Start INFORMATION SUPPLIED
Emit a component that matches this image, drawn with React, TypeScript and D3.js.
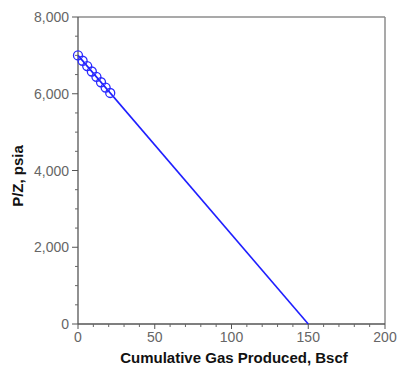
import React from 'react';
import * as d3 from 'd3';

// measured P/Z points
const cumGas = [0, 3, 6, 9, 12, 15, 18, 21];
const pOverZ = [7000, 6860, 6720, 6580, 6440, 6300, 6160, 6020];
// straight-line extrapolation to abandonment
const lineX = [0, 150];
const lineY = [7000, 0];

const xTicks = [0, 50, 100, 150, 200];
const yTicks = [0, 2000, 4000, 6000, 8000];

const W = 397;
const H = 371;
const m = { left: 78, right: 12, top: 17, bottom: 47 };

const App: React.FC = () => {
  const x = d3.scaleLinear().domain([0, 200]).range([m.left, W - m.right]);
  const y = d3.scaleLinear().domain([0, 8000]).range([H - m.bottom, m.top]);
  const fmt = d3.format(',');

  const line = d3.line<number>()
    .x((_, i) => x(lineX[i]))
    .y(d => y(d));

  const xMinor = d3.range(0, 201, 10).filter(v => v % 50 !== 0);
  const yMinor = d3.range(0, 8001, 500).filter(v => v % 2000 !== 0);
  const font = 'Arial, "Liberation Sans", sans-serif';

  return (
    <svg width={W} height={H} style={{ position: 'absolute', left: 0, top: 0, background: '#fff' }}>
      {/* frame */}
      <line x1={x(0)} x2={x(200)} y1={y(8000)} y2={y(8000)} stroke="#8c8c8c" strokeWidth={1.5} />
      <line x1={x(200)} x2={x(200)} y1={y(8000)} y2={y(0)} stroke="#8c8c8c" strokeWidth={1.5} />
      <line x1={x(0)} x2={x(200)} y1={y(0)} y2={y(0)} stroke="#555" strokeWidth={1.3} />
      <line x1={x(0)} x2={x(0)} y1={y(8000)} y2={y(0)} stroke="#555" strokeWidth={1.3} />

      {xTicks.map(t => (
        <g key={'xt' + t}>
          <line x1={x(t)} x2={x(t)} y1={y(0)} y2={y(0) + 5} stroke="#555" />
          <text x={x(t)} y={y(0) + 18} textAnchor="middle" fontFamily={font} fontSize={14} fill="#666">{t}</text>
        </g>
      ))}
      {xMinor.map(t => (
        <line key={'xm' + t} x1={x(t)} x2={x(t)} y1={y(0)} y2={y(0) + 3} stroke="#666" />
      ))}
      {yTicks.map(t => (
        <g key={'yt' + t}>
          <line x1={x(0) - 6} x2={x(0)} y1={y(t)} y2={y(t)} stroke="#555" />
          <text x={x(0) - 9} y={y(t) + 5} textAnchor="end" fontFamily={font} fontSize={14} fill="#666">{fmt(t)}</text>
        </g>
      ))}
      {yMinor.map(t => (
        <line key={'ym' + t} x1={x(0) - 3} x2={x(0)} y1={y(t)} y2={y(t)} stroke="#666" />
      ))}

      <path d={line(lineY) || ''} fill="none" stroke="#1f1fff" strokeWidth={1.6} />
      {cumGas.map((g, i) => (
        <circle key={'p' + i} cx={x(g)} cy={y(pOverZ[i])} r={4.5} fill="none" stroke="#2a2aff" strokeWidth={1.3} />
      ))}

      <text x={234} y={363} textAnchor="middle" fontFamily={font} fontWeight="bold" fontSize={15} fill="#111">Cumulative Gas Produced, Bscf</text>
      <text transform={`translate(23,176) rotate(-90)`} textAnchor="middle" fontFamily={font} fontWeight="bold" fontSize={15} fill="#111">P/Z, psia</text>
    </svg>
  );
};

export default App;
End INFORMATION SUPPLIED
> [EXERCISE DESCRIPTION]: Make an exact copy of the listing above. Do not include the pictures.

> [ANSWER TO THE PROBLEM]:
Emit a component that matches this image, drawn with React, TypeScript and D3.js.
import React from 'react';
import * as d3 from 'd3';

// measured P/Z points
const cumGas = [0, 3, 6, 9, 12, 15, 18, 21];
const pOverZ = [7000, 6860, 6720, 6580, 6440, 6300, 6160, 6020];
// straight-line extrapolation to abandonment
const lineX = [0, 150];
const lineY = [7000, 0];

const xTicks = [0, 50, 100, 150, 200];
const yTicks = [0, 2000, 4000, 6000, 8000];

const W = 397;
const H = 371;
const m = { left: 78, right: 12, top: 17, bottom: 47 };

const App: React.FC = () => {
  const x = d3.scaleLinear().domain([0, 200]).range([m.left, W - m.right]);
  const y = d3.scaleLinear().domain([0, 8000]).range([H - m.bottom, m.top]);
  const fmt = d3.format(',');

  const line = d3.line<number>()
    .x((_, i) => x(lineX[i]))
    .y(d => y(d));

  const xMinor = d3.range(0, 201, 10).filter(v => v % 50 !== 0);
  const yMinor = d3.range(0, 8001, 500).filter(v => v % 2000 !== 0);
  const font = 'Arial, "Liberation Sans", sans-serif';

  return (
    <svg width={W} height={H} style={{ position: 'absolute', left: 0, top: 0, background: '#fff' }}>
      {/* frame */}
      <line x1={x(0)} x2={x(200)} y1={y(8000)} y2={y(8000)} stroke="#8c8c8c" strokeWidth={1.5} />
      <line x1={x(200)} x2={x(200)} y1={y(8000)} y2={y(0)} stroke="#8c8c8c" strokeWidth={1.5} />
      <line x1={x(0)} x2={x(200)} y1={y(0)} y2={y(0)} stroke="#555" strokeWidth={1.3} />
      <line x1={x(0)} x2={x(0)} y1={y(8000)} y2={y(0)} stroke="#555" strokeWidth={1.3} />

      {xTicks.map(t => (
        <g key={'xt' + t}>
          <line x1={x(t)} x2={x(t)} y1={y(0)} y2={y(0) + 5} stroke="#555" />
          <text x={x(t)} y={y(0) + 18} textAnchor="middle" fontFamily={font} fontSize={14} fill="#666">{t}</text>
        </g>
      ))}
      {xMinor.map(t => (
        <line key={'xm' + t} x1={x(t)} x2={x(t)} y1={y(0)} y2={y(0) + 3} stroke="#666" />
      ))}
      {yTicks.map(t => (
        <g key={'yt' + t}>
          <line x1={x(0) - 6} x2={x(0)} y1={y(t)} y2={y(t)} stroke="#555" />
          <text x={x(0) - 9} y={y(t) + 5} textAnchor="end" fontFamily={font} fontSize={14} fill="#666">{fmt(t)}</text>
        </g>
      ))}
      {yMinor.map(t => (
        <line key={'ym' + t} x1={x(0) - 3} x2={x(0)} y1={y(t)} y2={y(t)} stroke="#666" />
      ))}

      <path d={line(lineY) || ''} fill="none" stroke="#1f1fff" strokeWidth={1.6} />
      {cumGas.map((g, i) => (
        <circle key={'p' + i} cx={x(g)} cy={y(pOverZ[i])} r={4.5} fill="none" stroke="#2a2aff" strokeWidth={1.3} />
      ))}

      <text x={234} y={363} textAnchor="middle" fontFamily={font} fontWeight="bold" fontSize={15} fill="#111">Cumulative Gas Produced, Bscf</text>
      <text transform={`translate(23,176) rotate(-90)`} textAnchor="middle" fontFamily={font} fontWeight="bold" fontSize={15} fill="#111">P/Z, psia</text>
    </svg>
  );
};

export default App;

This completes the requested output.